**WORK TO DO:** Can you output, word for word, the lines between the one holding "Recreate this image" and the one holding "const chart = echarts.init(document.getElementById('chart'));", inclusive, leaving out any pictures?

**ITEMS:**
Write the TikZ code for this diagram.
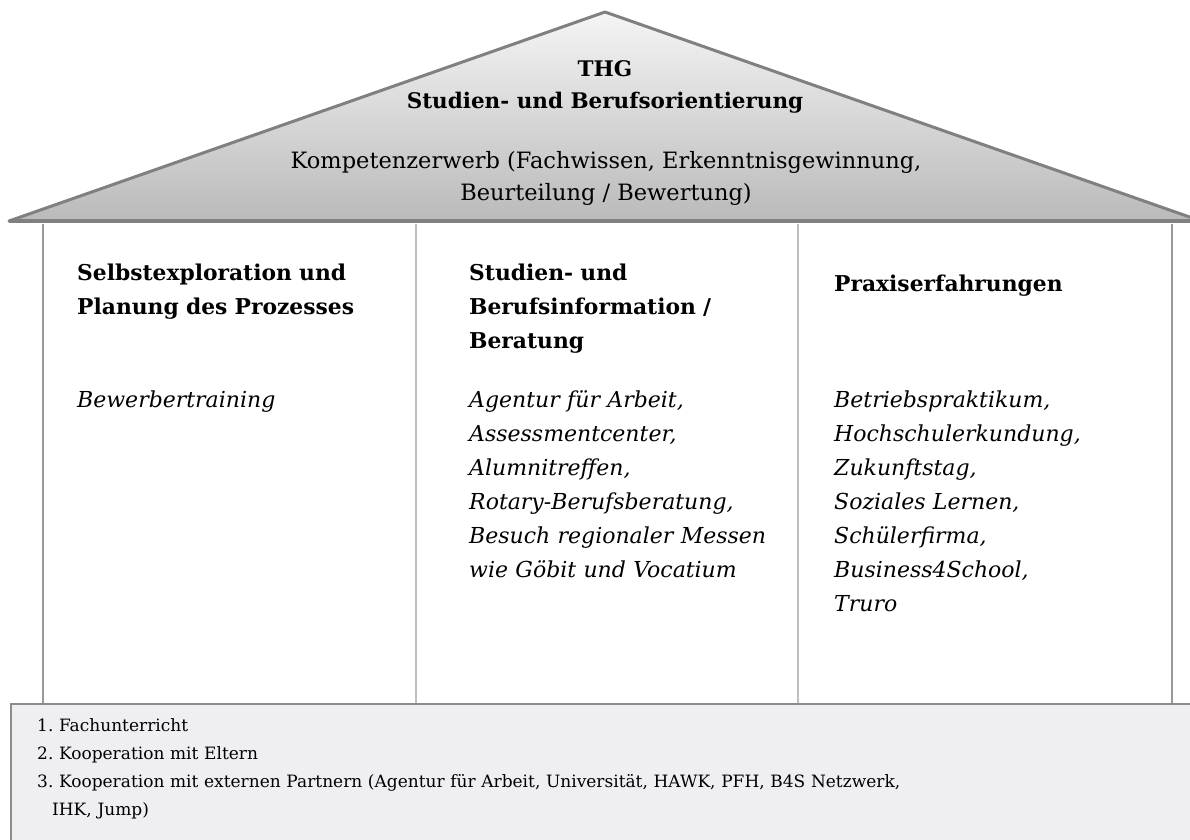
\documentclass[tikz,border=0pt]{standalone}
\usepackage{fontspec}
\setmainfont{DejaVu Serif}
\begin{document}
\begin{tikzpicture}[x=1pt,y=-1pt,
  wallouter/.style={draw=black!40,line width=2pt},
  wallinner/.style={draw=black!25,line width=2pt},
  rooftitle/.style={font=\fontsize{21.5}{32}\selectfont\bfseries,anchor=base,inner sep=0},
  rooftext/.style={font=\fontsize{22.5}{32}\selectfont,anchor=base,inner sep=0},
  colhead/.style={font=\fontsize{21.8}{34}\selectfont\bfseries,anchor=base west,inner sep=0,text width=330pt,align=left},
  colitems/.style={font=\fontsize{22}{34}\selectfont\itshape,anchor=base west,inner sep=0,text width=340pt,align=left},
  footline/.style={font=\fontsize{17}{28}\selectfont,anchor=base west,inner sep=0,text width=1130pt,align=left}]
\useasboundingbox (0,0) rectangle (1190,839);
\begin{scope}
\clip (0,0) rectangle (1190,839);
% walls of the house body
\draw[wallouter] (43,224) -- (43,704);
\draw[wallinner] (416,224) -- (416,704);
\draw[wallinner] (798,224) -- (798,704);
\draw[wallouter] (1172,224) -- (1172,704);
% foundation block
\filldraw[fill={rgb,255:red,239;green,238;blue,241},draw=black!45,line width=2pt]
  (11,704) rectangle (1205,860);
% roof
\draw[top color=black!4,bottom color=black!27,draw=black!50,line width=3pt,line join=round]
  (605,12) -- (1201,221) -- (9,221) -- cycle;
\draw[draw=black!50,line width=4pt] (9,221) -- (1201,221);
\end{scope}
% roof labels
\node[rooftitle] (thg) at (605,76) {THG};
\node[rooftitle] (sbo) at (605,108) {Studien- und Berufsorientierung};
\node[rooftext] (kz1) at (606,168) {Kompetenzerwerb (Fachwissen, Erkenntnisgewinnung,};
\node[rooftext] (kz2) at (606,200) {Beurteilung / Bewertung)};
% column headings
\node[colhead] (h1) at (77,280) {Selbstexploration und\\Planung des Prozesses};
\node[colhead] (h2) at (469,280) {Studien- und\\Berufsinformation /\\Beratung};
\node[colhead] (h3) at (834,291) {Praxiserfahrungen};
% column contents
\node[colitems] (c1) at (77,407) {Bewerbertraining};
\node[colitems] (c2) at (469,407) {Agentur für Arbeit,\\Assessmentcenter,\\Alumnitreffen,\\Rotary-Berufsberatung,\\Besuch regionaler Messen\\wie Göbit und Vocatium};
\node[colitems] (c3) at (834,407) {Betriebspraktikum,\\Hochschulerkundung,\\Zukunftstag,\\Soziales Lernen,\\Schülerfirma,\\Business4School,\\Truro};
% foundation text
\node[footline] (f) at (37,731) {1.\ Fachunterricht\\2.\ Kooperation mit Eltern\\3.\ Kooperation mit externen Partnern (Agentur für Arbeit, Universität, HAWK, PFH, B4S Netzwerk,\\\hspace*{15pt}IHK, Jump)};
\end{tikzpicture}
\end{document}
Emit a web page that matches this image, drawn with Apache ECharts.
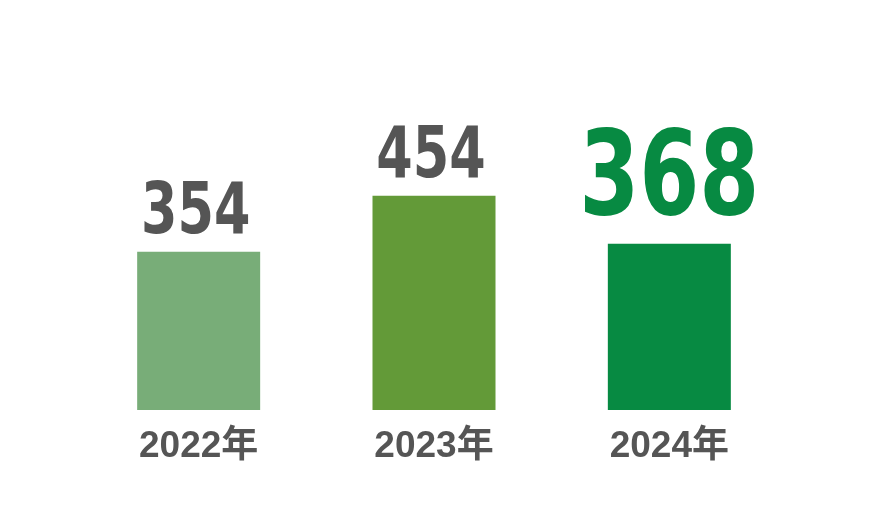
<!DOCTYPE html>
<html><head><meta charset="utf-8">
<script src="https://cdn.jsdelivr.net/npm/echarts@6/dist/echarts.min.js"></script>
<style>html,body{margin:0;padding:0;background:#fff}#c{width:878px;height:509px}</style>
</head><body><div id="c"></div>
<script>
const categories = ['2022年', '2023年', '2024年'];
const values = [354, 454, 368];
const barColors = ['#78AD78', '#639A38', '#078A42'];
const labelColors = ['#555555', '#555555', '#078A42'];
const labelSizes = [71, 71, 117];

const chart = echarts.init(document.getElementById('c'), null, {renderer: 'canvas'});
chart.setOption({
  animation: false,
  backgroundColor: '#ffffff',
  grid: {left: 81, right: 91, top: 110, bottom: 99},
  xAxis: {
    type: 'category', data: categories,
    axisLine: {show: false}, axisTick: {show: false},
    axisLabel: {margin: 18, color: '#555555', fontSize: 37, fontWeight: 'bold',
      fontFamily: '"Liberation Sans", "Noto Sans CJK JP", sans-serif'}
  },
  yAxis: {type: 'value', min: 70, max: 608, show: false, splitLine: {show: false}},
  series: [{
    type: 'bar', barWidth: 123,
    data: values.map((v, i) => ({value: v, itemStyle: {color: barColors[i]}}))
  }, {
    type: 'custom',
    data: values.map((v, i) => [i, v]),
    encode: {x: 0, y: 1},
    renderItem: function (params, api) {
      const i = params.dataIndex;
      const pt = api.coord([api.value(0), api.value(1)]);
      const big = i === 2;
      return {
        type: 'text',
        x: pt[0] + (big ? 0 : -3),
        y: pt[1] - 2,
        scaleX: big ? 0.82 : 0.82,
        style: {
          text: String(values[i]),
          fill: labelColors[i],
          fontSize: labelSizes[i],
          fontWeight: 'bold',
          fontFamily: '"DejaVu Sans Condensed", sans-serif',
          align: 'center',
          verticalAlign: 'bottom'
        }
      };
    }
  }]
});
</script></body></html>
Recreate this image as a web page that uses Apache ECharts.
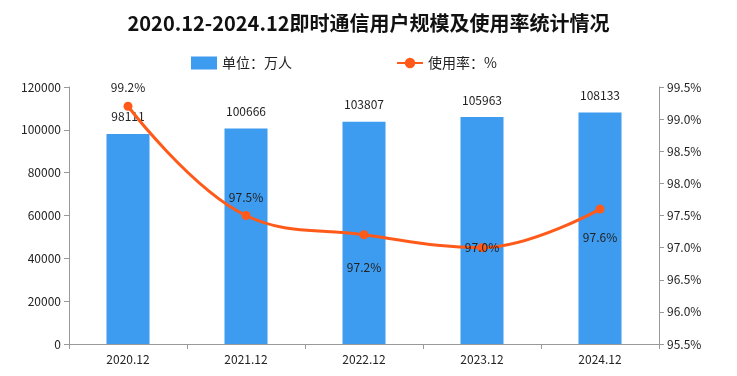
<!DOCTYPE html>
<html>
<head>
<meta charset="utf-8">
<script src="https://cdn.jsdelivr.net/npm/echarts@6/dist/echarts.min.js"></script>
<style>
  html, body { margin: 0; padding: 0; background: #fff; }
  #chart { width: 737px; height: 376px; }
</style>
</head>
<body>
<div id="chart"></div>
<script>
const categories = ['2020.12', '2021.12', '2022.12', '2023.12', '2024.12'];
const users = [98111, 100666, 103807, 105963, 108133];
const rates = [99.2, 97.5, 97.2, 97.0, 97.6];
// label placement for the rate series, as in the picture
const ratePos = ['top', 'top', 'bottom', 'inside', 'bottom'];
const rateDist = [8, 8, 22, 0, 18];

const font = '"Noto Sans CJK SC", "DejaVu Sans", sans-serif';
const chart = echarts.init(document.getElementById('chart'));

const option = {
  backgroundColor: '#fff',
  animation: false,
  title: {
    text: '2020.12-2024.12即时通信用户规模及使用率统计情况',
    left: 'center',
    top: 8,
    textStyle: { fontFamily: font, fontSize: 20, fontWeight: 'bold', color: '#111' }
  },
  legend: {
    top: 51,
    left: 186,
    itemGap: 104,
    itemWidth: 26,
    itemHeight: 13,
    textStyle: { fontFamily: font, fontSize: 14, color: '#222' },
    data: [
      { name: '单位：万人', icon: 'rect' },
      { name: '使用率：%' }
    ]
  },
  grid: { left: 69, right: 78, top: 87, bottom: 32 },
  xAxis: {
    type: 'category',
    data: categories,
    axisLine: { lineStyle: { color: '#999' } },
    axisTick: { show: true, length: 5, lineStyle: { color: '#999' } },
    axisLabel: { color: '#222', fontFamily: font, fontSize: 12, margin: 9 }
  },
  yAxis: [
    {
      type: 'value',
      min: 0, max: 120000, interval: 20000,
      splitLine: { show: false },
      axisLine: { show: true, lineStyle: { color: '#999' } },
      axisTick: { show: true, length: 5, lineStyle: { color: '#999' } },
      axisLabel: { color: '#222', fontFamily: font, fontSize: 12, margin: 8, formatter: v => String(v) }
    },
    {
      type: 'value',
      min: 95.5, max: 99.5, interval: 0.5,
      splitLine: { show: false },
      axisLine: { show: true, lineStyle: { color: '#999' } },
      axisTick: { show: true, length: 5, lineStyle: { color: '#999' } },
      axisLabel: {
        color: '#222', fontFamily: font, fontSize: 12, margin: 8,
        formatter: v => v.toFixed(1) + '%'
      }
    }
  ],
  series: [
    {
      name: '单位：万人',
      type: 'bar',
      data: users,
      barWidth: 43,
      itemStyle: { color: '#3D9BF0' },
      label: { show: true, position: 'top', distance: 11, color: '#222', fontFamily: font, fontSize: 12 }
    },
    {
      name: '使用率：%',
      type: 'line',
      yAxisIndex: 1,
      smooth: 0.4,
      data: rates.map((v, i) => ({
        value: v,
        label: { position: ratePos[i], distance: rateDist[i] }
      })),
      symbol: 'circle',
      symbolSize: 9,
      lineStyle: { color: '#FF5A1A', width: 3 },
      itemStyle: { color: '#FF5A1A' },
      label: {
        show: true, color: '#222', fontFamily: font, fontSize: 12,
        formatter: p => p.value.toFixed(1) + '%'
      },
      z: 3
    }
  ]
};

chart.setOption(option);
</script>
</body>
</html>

**OUTPUT FOR THIS TASK:**
Recreate this image as a web page that uses Apache ECharts.
<!DOCTYPE html>
<html>
<head>
<meta charset="utf-8">
<script src="https://cdn.jsdelivr.net/npm/echarts@6/dist/echarts.min.js"></script>
<style>
  html, body { margin: 0; padding: 0; background: #fff; }
  #chart { width: 737px; height: 376px; }
</style>
</head>
<body>
<div id="chart"></div>
<script>
const categories = ['2020.12', '2021.12', '2022.12', '2023.12', '2024.12'];
const users = [98111, 100666, 103807, 105963, 108133];
const rates = [99.2, 97.5, 97.2, 97.0, 97.6];
// label placement for the rate series, as in the picture
const ratePos = ['top', 'top', 'bottom', 'inside', 'bottom'];
const rateDist = [8, 8, 22, 0, 18];

const font = '"Noto Sans CJK SC", "DejaVu Sans", sans-serif';
const chart = echarts.init(document.getElementById('chart'));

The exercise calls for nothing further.